OzTech: AI detects train tunnel trespassers; PM splits industry, science, and technology ministry; EFTPOS gains identity exchange approval; Pirated software costs firm $318,000; DTA appoints new CEO; Optus sells 70% stake in towers

OzTech Roundup is Computerworld Australia’s weekly look at the world of IT.

oztech roundup
Getty Images/IDG

Sydney Trains uses AI to detect trespassers

Even with 13,000 security cameras and a security team, it is “impossible to catch every trespasser in the tunnels”, said Sydney Trains. So they have decided to use artificial intelligence to detect trespassers, save lives, and prevent delays.

“This technology is already working, with seven trespassers caught attempting to access tunnels from the platforms. In each case, security staff were able to respond quickly without anyone being injured,” said Minister for Transport and Roads Andrew Constance.

EFTPOS accredited as identity exchange provider

Just over a month after announcing the first private digital identity services provider, the Australian government has accredited Australia debit card system provider EFTPOS as the first private identity exchange.

EFTPOS’s ConnectID has been accredited under the TDIF to act as a broker between identity providers and merchants or other services that need to verify someone’s identity. According to the federal government, EFTPOS demonstrated that ConnectID is trustworthy, safe, and secure and has met strict usability and accessibility requirements.

EFTPOS is not seeking to operate as part of the Digital Identity system.

Engineering company pays $318,000 for illegal use of software

The Federal Court of Australia has ordered telecommunications engineering firm Serveno Australia to pay $318,000 to Autodesk for infringement of its AutoCAD software. The compensation was ordered following the purchase and installation of 20 unlicenced copies of AutoCAD and the unauthorised downloading and use of educational versions of AutoCAD by Serveno’s employees.

Digital Transformation Agency names new CEO

The Digital Transformation Agency (DTA) has named Queensland government’s chief customer and digital officer Christopher Fechner as its new CEO. Fechner’s appointment will commence from 13 October 2021 for a period of five years.

He replaces Randall Brugeaud, who was appointed to the role in July 2018 and finished up in June 2021 to head the federal government’s Simplified Trade System Implementation Taskforce that will review international trade regulations and modernise outdated ICT systems.

Peter Alexander continues as acting CEO for the DTA until Fechner’s start date.

Singtel sells stake in Australian towers used by Optus

Optus is selling 70% stake of its tower infrastructure to AustralianSuper in an agreement expected to earn Optus’s parent company Singtel at least $1.9 billion and expected to close by November.

Optus’s parent company Singtel has entered into the agreement to sell the 70% stake in Australia Tower Network (ATN), the subsidiary which operates the telecommunications tower infrastructure.

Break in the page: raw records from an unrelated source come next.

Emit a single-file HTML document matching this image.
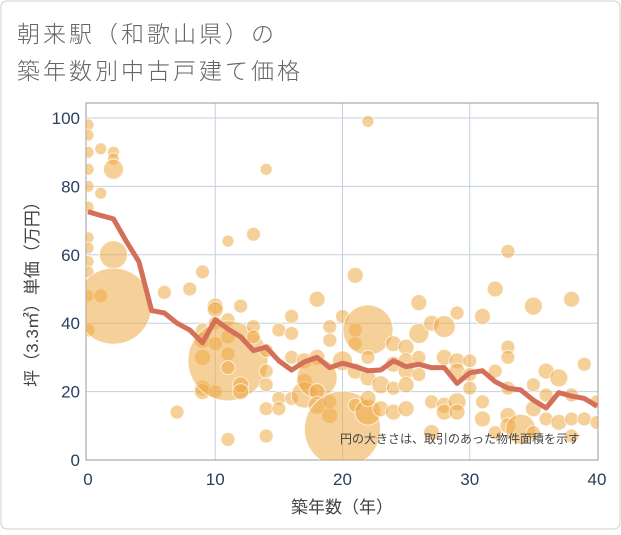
<!DOCTYPE html>
<html><head><meta charset="utf-8"><style>
html,body{margin:0;padding:0;background:#fff;}
svg text{font-family:"Liberation Sans","Noto Sans CJK JP",sans-serif;}
</style></head><body>
<svg width="621" height="530" viewBox="0 0 621 530">
<rect x="1" y="1" width="619" height="528" rx="6" fill="#fff" stroke="#d0d0d0"/>
<text x="17" y="42" font-size="23" letter-spacing="3" fill="#666" font-weight="300">朝来駅（和歌山県）の</text>
<text x="17" y="79" font-size="23" letter-spacing="3" fill="#666" font-weight="300">築年数別中古戸建て価格</text>
<defs><clipPath id="pc"><rect x="86" y="103" width="512" height="357"/></clipPath></defs>
<g id="grid"></g>
<rect x="86" y="103" width="512" height="357" fill="none" stroke="#999" stroke-width="1"/>
<g id="bubbles" clip-path="url(#pc)"></g>
<g id="line" clip-path="url(#pc)"></g>
<g id="ticks"></g>
<text x="460" y="443" font-size="12" fill="#444" text-anchor="middle">円の大きさは、取引のあった物件面積を示す</text>
<text x="342" y="513" font-size="17" fill="#444" text-anchor="middle">築年数（年）</text>
<text transform="translate(38,290) rotate(-90)" font-size="17" fill="#444" text-anchor="middle">坪（3.3㎡）単価（万円）</text>
</svg>
<script>
const xTicks=[0,10,20,30,40];
const yTicks=[0,20,40,60,80,100];
const lineYears=[0,1,2,3,4,5,6,7,8,9,10,11,12,13,14,15,16,17,18,19,20,21,22,23,24,25,26,27,28,29,30,31,32,33,34,35,36,37,38,39,40];
const lineValues=[72.6,71.5,70.5,64,58,43.7,43,40,38,34.3,41,38.3,36,32,33,29,26.3,28.7,30,27,28.3,27.3,26.1,26.3,29,27.3,28,27,27,22.4,25.5,26.1,22.9,21,20.5,17.5,15.2,19.7,18.7,18,15.8];
const bubbleYears=[0,0,0,0,0,0,0,0,0,0,0,0,1,1,1,2,2,2,2,2,6,7,8,9,9,9,9,9,9,10,10,10,10,10,11,11,11,11,11,11,11,12,12,12,13,13,13,14,14,14,14,14,14,15,15,15,16,16,16,16,17,17,17,18,18,18,18,18,19,19,19,19,20,20,20,21,21,21,21,21,22,22,22,22,22,22,23,23,24,24,24,24,25,25,25,25,25,26,26,26,26,27,27,27,28,28,28,28,29,29,29,29,29,30,30,30,31,31,31,32,32,32,33,33,33,33,33,33,34,35,35,35,35,36,36,36,37,37,38,38,38,38,39,39,40,40];
const bubbleValues=[98,95,90,85,80,74,65,62,58,55,48,38,91,78,48,90,88,85,60,45,49,14,50,55,38,35,30,21,20,45,44,40,34,20,64,41,36,31,29,27,6,45,22,20,66,39,36,85,32,26,22,15,7,38,18,15,42,37,30,18,29,23,19,47,30,24,20,16,39,35,13,17,42,29,9,54,38,34,26,16,99,38,30,24,14,18,22,15,34,28,21,14,33,29,26,22,15,46,37,30,25,40,8,17,39,30,16,14,43,29,26,17,14,29,25,21,42,17,12,50,26,8,61,33,30,21,13,10,9,45,22,15,8,26,19,12,24,11,47,19,12,7,28,12,17,11];
const bubbleSizes=[6,6,6,6,6,6,6,6,6,6,6,7,6,6,7,6,6,10,14,38,7,7,7,7,7,8,8,8,8,8,8,7,7,7,6,7,7,7,40,7,7,7,8,8,7,7,7,6,7,7,7,7,7,7,7,7,7,7,7,7,8,8,13,8,8,20,8,9,7,7,8,7,7,10,38,8,7,7,8,7,6,25,7,8,13,8,9,8,8,8,7,8,8,8,8,8,8,8,10,7,7,8,8,7,11,8,8,8,7,8,8,9,8,7,7,7,8,7,8,8,7,7,7,7,7,7,8,8,15,9,7,8,7,8,7,7,9,8,8,7,7,7,7,7,7,7];
const X=t=>88+t*(509/40);
const Y=v=>460-v*3.42;
const NS='http://www.w3.org/2000/svg';
function mk(tag,attrs,parent){const e=document.createElementNS(NS,tag);for(const k in attrs)e.setAttribute(k,attrs[k]);parent.appendChild(e);return e;}
const grid=document.getElementById('grid'),ticks=document.getElementById('ticks');
xTicks.forEach(t=>{
  if(t>0&&t<40){const l=mk('line',{x1:X(t),x2:X(t),y1:103,y2:460,stroke:'#c5d0dc','stroke-width':1},grid);
  
  }
  const tx=mk('text',{x:X(t),y:485,'font-size':17,fill:'#2a3f5f','text-anchor':'middle'},ticks);
  tx.textContent=t;
  
  
});
yTicks.forEach(v=>{
  if(v>0){const l=mk('line',{x1:86,x2:598,y1:Y(v),y2:Y(v),stroke:'#c5d0dc','stroke-width':1},grid);
  
  }
  const tx=mk('text',{x:80,y:Y(v)+6,'font-size':17,fill:'#2a3f5f','text-anchor':'end'},ticks);
  tx.textContent=v;
  
  
});
const bg=document.getElementById('bubbles');
bubbleYears.forEach((t,i)=>{
  const c=mk('circle',{cx:X(t),cy:Y(bubbleValues[i]),r:bubbleSizes[i],fill:'rgba(238,170,70,0.55)',stroke:'rgba(255,255,255,0.7)','stroke-width':1},bg);
  
  
});
const lg=document.getElementById('line');
const p=mk('polyline',{points:lineYears.map((t,i)=>X(t)+','+Y(lineValues[i])).join(' '),fill:'none',stroke:'#d4705a','stroke-width':5,'stroke-linejoin':'round'},lg);


</script>
</body></html>
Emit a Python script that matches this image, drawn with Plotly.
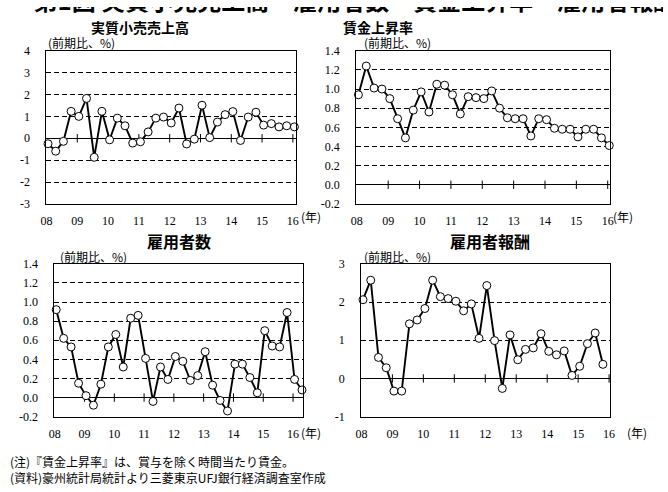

The deal includes 2,312 mobile network towers and rooftop sites, including the 565 additional sites expected to be built in the next three years. Optus will have access to all sites through a lease agreement of initially 20 years.

In June 2021, Telstra announced that a consortium comprising the Future Fund, Commonwealth Superannuation Corporation, and Sunsuper was acquiring 49% stake in Telstra InfraCo Towers. Optus CEO Kelly Bayer Rosmarin said in a press conference that its process was well under way by the time Telstra announced its towers stake sale. Rosmarin said part of the money from the sale will be used to fund further expansion of 5G.